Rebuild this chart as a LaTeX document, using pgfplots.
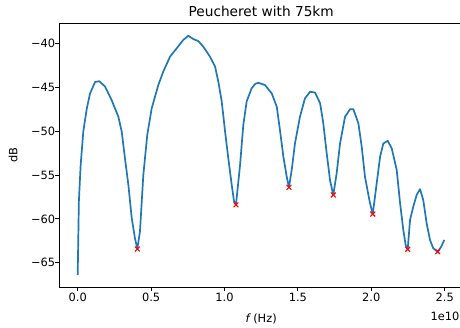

* * *

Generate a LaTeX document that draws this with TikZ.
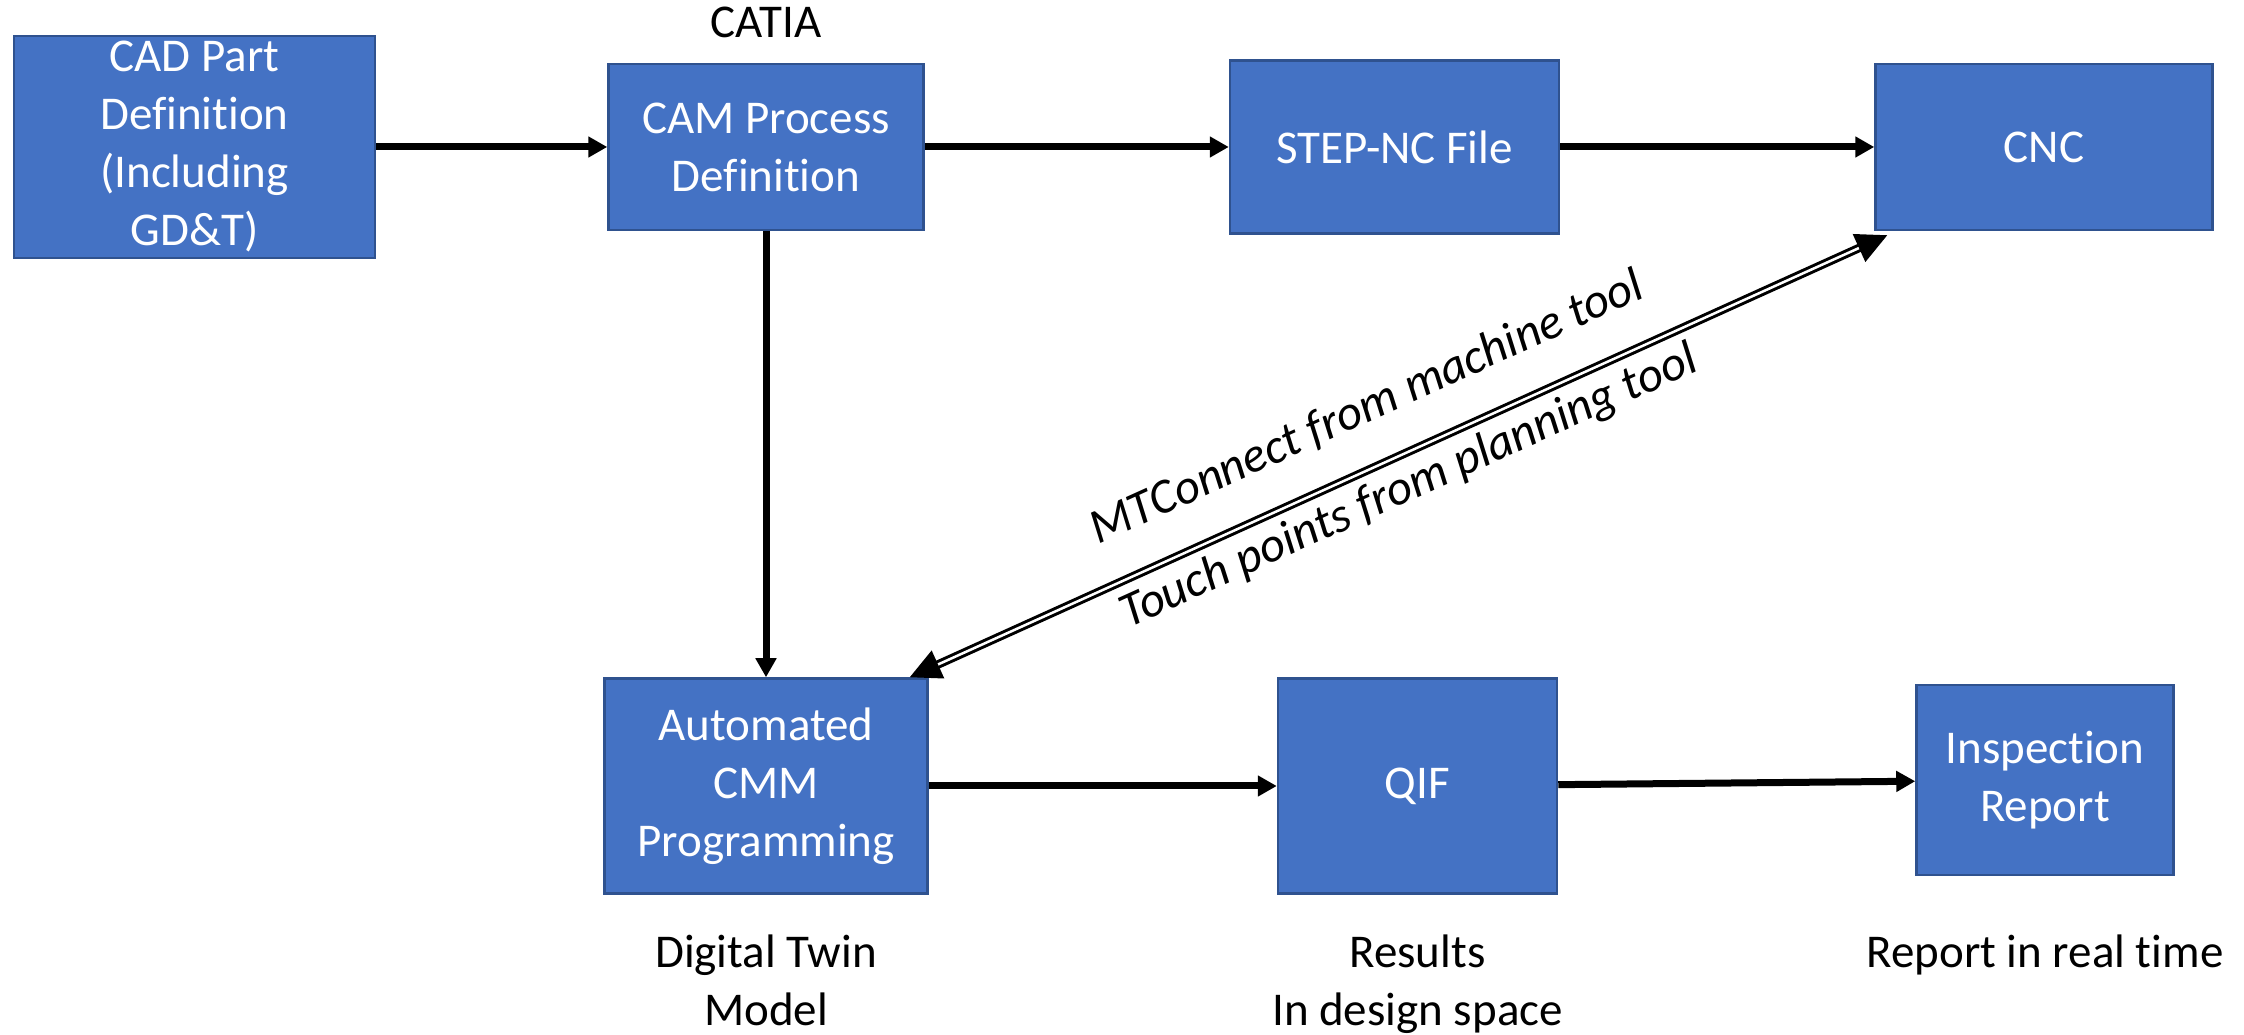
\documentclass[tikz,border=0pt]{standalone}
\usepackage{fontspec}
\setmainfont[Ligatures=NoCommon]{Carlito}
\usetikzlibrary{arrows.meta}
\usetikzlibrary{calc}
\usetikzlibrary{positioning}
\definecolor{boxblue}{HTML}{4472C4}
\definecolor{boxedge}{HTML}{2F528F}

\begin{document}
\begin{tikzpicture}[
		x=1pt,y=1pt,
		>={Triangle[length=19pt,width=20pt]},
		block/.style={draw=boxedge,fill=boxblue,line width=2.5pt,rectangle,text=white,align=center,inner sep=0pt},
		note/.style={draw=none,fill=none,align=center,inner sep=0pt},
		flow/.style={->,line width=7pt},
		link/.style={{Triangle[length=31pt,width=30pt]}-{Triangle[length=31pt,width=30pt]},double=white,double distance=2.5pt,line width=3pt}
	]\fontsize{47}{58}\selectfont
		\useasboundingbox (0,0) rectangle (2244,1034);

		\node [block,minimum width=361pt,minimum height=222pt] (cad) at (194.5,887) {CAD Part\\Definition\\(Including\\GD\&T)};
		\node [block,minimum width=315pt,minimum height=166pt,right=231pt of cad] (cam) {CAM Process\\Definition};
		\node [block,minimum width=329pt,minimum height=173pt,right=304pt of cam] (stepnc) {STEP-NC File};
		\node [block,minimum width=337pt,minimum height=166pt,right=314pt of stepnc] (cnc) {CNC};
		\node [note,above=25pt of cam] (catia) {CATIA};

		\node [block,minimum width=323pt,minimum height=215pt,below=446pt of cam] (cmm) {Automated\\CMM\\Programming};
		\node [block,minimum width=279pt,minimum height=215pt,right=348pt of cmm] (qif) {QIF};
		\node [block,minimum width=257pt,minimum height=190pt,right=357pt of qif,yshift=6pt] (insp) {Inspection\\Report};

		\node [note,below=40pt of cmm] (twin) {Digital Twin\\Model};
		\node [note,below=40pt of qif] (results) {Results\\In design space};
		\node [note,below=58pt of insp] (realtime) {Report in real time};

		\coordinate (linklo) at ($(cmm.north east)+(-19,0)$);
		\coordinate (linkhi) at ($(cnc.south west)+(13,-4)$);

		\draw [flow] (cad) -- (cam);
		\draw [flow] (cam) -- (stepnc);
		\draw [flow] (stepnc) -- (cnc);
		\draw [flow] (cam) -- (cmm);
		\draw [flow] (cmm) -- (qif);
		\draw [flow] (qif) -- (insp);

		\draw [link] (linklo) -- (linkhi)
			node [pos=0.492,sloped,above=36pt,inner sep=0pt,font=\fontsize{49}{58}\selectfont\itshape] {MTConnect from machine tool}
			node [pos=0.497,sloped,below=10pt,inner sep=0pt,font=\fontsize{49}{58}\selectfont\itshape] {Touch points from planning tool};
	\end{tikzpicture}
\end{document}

...

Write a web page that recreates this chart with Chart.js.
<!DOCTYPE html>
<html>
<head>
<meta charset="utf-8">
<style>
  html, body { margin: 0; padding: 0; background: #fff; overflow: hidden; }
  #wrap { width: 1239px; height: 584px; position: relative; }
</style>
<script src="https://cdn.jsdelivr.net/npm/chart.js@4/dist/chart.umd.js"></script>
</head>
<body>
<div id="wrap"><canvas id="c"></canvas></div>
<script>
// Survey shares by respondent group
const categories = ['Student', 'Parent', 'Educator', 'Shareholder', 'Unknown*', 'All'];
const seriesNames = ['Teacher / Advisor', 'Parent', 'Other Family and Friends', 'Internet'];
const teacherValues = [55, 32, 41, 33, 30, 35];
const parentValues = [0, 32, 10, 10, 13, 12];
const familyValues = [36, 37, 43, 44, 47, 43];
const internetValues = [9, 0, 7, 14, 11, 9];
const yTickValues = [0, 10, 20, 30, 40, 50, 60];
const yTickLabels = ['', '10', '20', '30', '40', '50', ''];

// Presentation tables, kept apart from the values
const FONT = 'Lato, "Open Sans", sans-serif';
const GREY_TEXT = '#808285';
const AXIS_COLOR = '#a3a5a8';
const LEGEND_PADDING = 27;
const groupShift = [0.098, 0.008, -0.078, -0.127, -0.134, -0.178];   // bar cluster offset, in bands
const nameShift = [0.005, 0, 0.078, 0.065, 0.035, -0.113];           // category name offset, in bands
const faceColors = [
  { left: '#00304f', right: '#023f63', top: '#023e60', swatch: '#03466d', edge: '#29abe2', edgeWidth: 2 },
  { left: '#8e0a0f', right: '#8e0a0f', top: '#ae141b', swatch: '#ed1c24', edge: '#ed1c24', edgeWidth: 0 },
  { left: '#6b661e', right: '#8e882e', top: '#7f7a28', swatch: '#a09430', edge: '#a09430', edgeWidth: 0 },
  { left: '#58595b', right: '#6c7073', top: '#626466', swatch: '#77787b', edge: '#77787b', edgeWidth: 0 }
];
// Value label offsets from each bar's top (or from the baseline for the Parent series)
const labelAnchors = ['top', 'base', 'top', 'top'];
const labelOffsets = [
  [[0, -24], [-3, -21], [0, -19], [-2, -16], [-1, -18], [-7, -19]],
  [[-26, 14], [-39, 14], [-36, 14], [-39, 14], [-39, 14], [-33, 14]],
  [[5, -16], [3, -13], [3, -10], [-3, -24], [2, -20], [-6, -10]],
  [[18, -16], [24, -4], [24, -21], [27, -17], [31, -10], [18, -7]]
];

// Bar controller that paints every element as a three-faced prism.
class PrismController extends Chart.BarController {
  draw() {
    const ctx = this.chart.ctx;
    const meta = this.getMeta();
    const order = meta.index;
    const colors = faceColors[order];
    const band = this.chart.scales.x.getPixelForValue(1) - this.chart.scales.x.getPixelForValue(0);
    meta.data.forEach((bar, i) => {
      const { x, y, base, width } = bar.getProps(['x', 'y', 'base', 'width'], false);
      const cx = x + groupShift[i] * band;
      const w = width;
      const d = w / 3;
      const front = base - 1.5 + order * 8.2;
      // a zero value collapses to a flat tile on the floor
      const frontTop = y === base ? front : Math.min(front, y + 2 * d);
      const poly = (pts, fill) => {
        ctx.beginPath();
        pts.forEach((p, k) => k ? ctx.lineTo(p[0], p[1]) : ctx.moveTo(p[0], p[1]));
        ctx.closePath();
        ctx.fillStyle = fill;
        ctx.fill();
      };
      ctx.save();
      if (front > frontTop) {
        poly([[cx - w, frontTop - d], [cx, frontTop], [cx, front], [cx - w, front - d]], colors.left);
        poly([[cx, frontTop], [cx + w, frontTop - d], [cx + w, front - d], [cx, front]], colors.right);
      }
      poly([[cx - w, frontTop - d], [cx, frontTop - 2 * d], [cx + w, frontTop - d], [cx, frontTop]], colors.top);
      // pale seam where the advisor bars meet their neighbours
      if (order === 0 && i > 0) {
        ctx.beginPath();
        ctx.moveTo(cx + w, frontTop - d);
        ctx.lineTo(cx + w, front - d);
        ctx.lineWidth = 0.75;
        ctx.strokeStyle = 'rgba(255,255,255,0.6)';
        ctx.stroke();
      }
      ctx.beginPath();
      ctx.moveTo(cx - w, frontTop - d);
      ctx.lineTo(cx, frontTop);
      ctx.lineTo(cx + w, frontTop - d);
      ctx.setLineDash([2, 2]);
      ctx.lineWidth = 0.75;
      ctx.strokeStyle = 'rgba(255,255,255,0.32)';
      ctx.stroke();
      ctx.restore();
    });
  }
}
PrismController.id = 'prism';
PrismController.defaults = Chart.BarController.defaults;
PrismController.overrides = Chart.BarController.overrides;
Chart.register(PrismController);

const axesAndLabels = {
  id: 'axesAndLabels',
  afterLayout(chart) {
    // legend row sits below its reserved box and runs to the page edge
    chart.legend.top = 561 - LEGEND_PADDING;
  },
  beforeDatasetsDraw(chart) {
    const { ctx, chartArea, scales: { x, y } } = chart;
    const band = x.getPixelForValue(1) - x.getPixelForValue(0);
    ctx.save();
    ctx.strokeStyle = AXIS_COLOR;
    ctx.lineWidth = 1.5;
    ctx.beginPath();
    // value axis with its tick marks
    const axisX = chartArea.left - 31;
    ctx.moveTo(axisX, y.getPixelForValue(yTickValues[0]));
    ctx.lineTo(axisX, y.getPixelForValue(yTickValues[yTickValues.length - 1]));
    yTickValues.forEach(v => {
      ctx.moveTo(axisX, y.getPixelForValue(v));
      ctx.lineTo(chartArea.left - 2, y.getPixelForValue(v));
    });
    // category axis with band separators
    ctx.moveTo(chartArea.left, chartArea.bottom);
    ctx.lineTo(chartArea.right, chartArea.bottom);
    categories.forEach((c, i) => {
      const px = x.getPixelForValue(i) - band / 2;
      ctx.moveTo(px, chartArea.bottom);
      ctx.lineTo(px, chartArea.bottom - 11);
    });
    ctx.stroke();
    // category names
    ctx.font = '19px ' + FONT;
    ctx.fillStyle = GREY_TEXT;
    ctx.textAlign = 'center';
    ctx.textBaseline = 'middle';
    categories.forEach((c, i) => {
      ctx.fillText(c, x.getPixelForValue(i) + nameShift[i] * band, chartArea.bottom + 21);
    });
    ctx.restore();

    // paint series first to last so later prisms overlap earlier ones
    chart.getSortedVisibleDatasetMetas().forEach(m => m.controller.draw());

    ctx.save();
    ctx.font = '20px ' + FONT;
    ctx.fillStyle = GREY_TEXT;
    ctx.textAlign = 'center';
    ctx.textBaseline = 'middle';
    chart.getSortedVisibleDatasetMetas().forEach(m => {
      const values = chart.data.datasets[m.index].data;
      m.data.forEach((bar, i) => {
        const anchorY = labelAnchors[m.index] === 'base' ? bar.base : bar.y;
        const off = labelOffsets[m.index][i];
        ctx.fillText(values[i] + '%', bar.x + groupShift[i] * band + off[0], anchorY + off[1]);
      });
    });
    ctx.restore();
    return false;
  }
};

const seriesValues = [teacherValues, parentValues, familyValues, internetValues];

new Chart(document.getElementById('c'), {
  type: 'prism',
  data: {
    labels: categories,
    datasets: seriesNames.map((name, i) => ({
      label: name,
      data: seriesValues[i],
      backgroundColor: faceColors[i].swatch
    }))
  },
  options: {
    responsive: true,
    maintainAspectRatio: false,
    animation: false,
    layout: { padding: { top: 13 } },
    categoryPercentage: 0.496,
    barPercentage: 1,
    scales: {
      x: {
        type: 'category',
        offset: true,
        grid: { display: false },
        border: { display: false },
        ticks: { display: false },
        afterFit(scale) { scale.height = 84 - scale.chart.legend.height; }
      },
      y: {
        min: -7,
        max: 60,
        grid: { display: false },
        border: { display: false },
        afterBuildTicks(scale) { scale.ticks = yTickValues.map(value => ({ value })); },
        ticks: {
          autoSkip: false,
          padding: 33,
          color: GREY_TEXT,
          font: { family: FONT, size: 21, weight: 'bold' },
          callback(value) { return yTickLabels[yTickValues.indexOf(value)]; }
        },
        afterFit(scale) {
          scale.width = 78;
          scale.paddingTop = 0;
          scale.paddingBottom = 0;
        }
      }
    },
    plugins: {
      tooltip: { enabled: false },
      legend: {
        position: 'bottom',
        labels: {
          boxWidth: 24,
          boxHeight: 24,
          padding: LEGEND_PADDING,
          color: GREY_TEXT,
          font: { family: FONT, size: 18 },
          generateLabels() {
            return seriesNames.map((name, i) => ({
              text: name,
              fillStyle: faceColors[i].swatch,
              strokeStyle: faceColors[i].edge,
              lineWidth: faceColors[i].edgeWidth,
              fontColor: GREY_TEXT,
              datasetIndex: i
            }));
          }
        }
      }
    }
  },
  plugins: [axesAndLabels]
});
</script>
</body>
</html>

» THE TASK
Above are the records. Copy word for word only their lines from the one holding "Generate a LaTeX" through the one holding "at ($(cnc.south west)+(13,-4)$);", both included, and skip the images.

» THE REPLY
Generate a LaTeX document that draws this with TikZ.
\documentclass[tikz,border=0pt]{standalone}
\usepackage{fontspec}
\setmainfont[Ligatures=NoCommon]{Carlito}
\usetikzlibrary{arrows.meta}
\usetikzlibrary{calc}
\usetikzlibrary{positioning}
\definecolor{boxblue}{HTML}{4472C4}
\definecolor{boxedge}{HTML}{2F528F}

\begin{document}
\begin{tikzpicture}[
		x=1pt,y=1pt,
		>={Triangle[length=19pt,width=20pt]},
		block/.style={draw=boxedge,fill=boxblue,line width=2.5pt,rectangle,text=white,align=center,inner sep=0pt},
		note/.style={draw=none,fill=none,align=center,inner sep=0pt},
		flow/.style={->,line width=7pt},
		link/.style={{Triangle[length=31pt,width=30pt]}-{Triangle[length=31pt,width=30pt]},double=white,double distance=2.5pt,line width=3pt}
	]\fontsize{47}{58}\selectfont
		\useasboundingbox (0,0) rectangle (2244,1034);

		\node [block,minimum width=361pt,minimum height=222pt] (cad) at (194.5,887) {CAD Part\\Definition\\(Including\\GD\&T)};
		\node [block,minimum width=315pt,minimum height=166pt,right=231pt of cad] (cam) {CAM Process\\Definition};
		\node [block,minimum width=329pt,minimum height=173pt,right=304pt of cam] (stepnc) {STEP-NC File};
		\node [block,minimum width=337pt,minimum height=166pt,right=314pt of stepnc] (cnc) {CNC};
		\node [note,above=25pt of cam] (catia) {CATIA};

		\node [block,minimum width=323pt,minimum height=215pt,below=446pt of cam] (cmm) {Automated\\CMM\\Programming};
		\node [block,minimum width=279pt,minimum height=215pt,right=348pt of cmm] (qif) {QIF};
		\node [block,minimum width=257pt,minimum height=190pt,right=357pt of qif,yshift=6pt] (insp) {Inspection\\Report};

		\node [note,below=40pt of cmm] (twin) {Digital Twin\\Model};
		\node [note,below=40pt of qif] (results) {Results\\In design space};
		\node [note,below=58pt of insp] (realtime) {Report in real time};

		\coordinate (linklo) at ($(cmm.north east)+(-19,0)$);
		\coordinate (linkhi) at ($(cnc.south west)+(13,-4)$);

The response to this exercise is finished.